Burns praised her book writer, Alexander Dinelaris: “That was very upsetting. Alex is an Oscar winner, a terrific writer who breathed so much grounding depth into our show made from a catalogue of pre-existing music. He’s the one who connected them all together. And, yes, the audience cheers every single night when Josh Segarra [as Emilio Estefan] says, ‘This is the face of an American.’

“But I feel very loved. There was so much outreach the day the nominations came out. So many people I love in our community said, ‘What happened? This is unexpected! I was really rooting for you!’ In a way, that was really worthwhile. It’s easy to call people on the day of good news but it’s really nice to know when there’s not good news how many people go to bat for you. Ben Brantley just wrote this thing in the Times about who should have been nominated and very kindly singled myself out, and the show in a lot of categories. I was so delighted to see that and it made me feel the community has not moved on without us and we’re still — even in this Tony season — very present.”

I wanted to know if two other Latin diva powerhouses, Chita Rivera and Rita Moreno, had seen the show. “Rita has been a couple of times. She came to see ‘In the Heights’ and said, “You remind me of a young me!’ Which was fabulous. She came to our first preview in Chicago as she’s very close to the Estefans, and also a couple of times to our later previews.

“I finally said, ‘Look, Rita, I need your notes because I’m basically playing you.’ ‘No! No, mija [sweetheart]! No notes! Fabulous! You were fabulous.’ Meanwhile I would have taken six pages from her, but to me that means the world to have that kind of affirmation. I’m not sure if Chita has come, but I’m dying for her to see it.”

Andrea Burns is in “On Your Feet” through October 5. Do not miss her.

MoMA is presenting a wonderful series: “Universal Pictures: Restorations and Rediscoveries, 1928-1937” (11 W. 53rd St., through Jun. 15; moma.org/calendar/film/1642). Primarily known historically as the house of horror in the 1930s, it boasted a formidable leading lady in its ranks, my favorite movie actress, Margaret Sullavan.
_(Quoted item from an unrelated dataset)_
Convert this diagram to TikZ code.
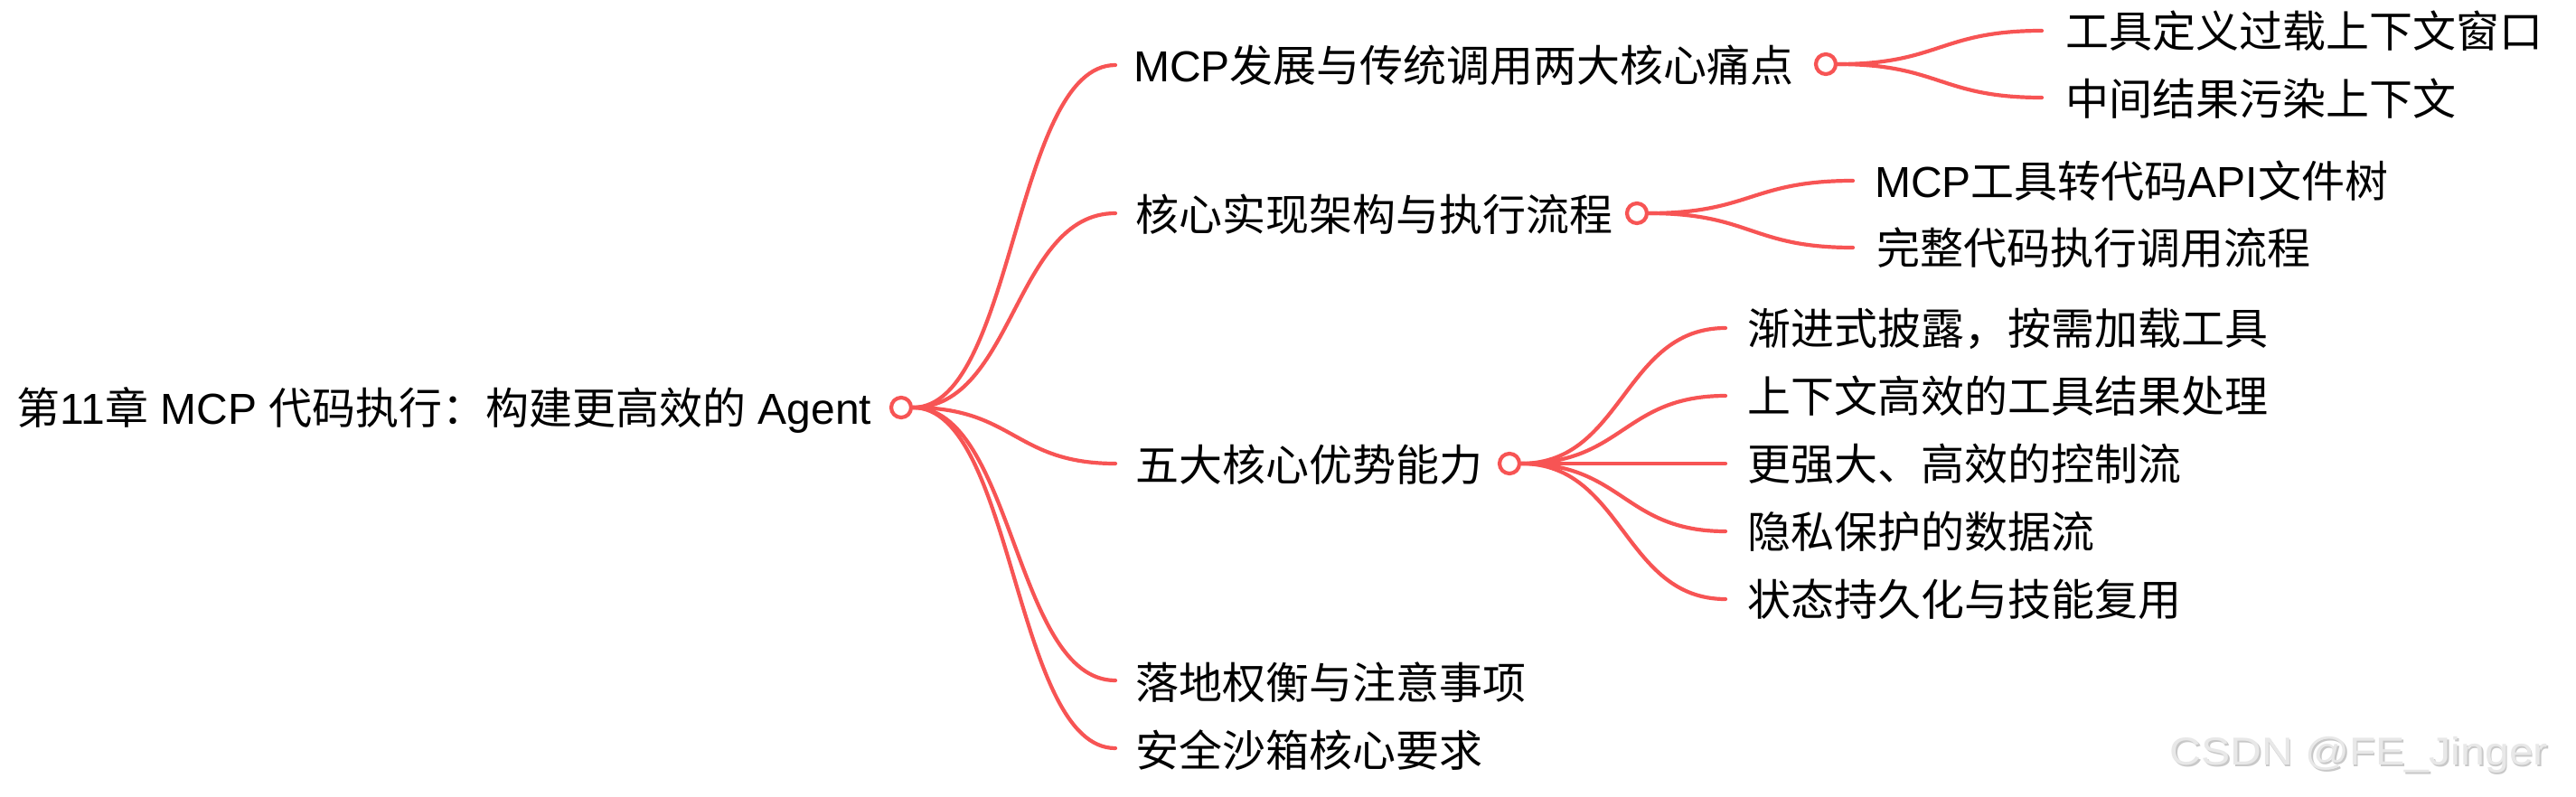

Like my other favorite, Vivien Leigh, her radiant talent was limited to far too few films, but, for a few years, she dazzled critics and audiences with her wistful yet forthrightly intelligent presence, imperfect (weak chin, too long upper lip) but compelling beauty, and that voice — a thrillingly husky marvel that could creep into the very depths of your soul.
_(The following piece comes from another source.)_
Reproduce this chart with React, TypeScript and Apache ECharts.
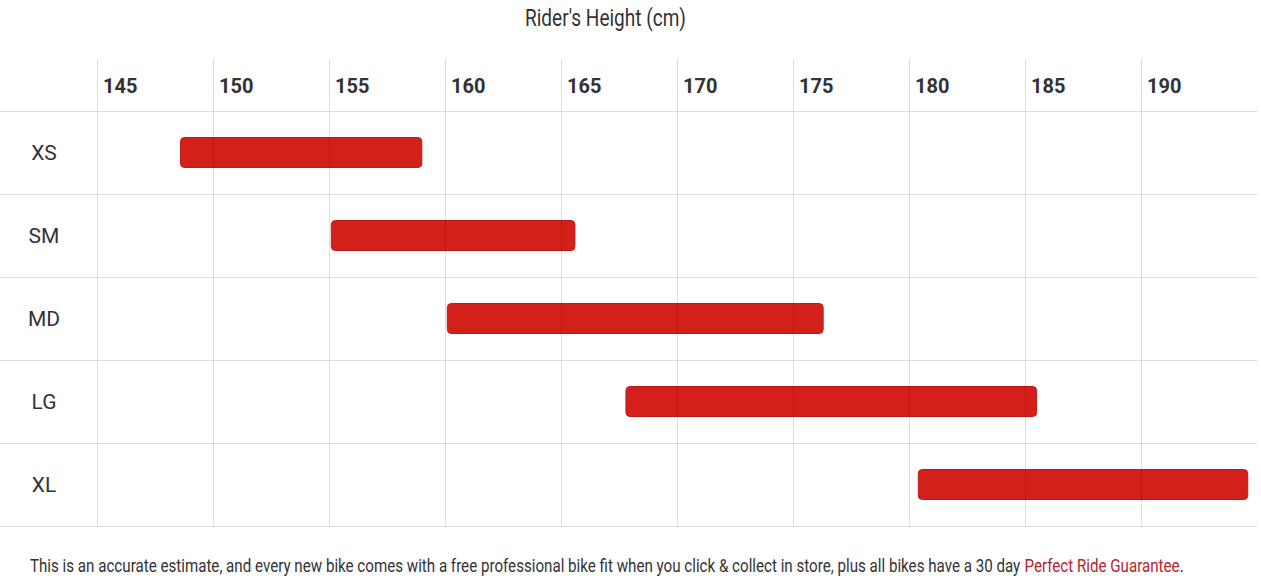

Margaret Sullavan in “The Good Fairy,” which screens at MoMA on June 4. | MOMA.ORG

Margaret Sullavan in “The Good Fairy,” which screens at MoMA on June 4. | MOMA.ORG

“The Good Fairy” (Jun. 4, 5 p.m.) is the best of her Universal lot, and why shouldn’t it be, brilliantly adapted by Preston Sturges from a Ferenc Molnár charmer of a play that had starred Helen Hayes — who greatly admired Sullavan — on Broadway, and elegantly directed by William Wyler, who fought with her on set and then married her (briefly, after her divorce from Henry Fonda). In Sullavan’s entrancingly innocent, gamine performance, you see the roots of practically the entire career of Audrey Hepburn.

“Little Man, What Now” is directed by that master of down-trodden romance among the sweet losers of the world, Frank Borzage, and takes place in a just pre-Nazi Germany. It features Sullavan as an adorable young wife of struggling Douglass Montgomery, one of the more fey — if talented — Hollywood juveniles. No one could make poverty as picturesque or so damned appealing as she — and Borzage — in something like this.

“Only Yesterday” (May 30, 4 p.m.; Jun. 12, 2:30 p.m.), an intelligent and sensitive John Stahl-directed weepie, was Sullavan’s 1933 screen debut, in which the plaudits she received universally took some of the thunder away from her contemporary and great lifelong rival, Katharine Hepburn, another jeans-wearing, non-conformist of a seriously committed actress. (Hepburn once admitted to purposely snatching roles she wasn’t interested in, like “The Little Minister,” just so another actress couldn’t do them, and I swear she must have meant Sullavan.)

In her 1936 Paramount film, “The Moon’s Our Home,” Sullavan even did a comically bitchy Hepburn takeoff in the role of a temperamental movie queen. Their combative paths kept crossing, with the two of them sharing stage mentors (and perhaps lovers) in the diabolical genius Jed Harris, who loathed Hepburn but loved Sullavan. The prominent Hollywood agent Leland Hayward actually dated both of them simultaneously, with Sullavan eventually winning out when he married her, something that came as a complete shock to Hepburn when she heard about it on the radio.

Sullavan’s daughter, Brooke Hayward, wrote the memoir “Haywire,” which is the enlightening and harrowing best account of her, as well as one of the best books about Hollywood. I’d advise pilgrimages to MoMA to experience the utter, ineffable magic of a woman who was both Louise Brooks’ and Stephen Sondheim’s favorite actress. “She always seemed to be dying,” Sondheim once observed, which she did in 1960, a suicide.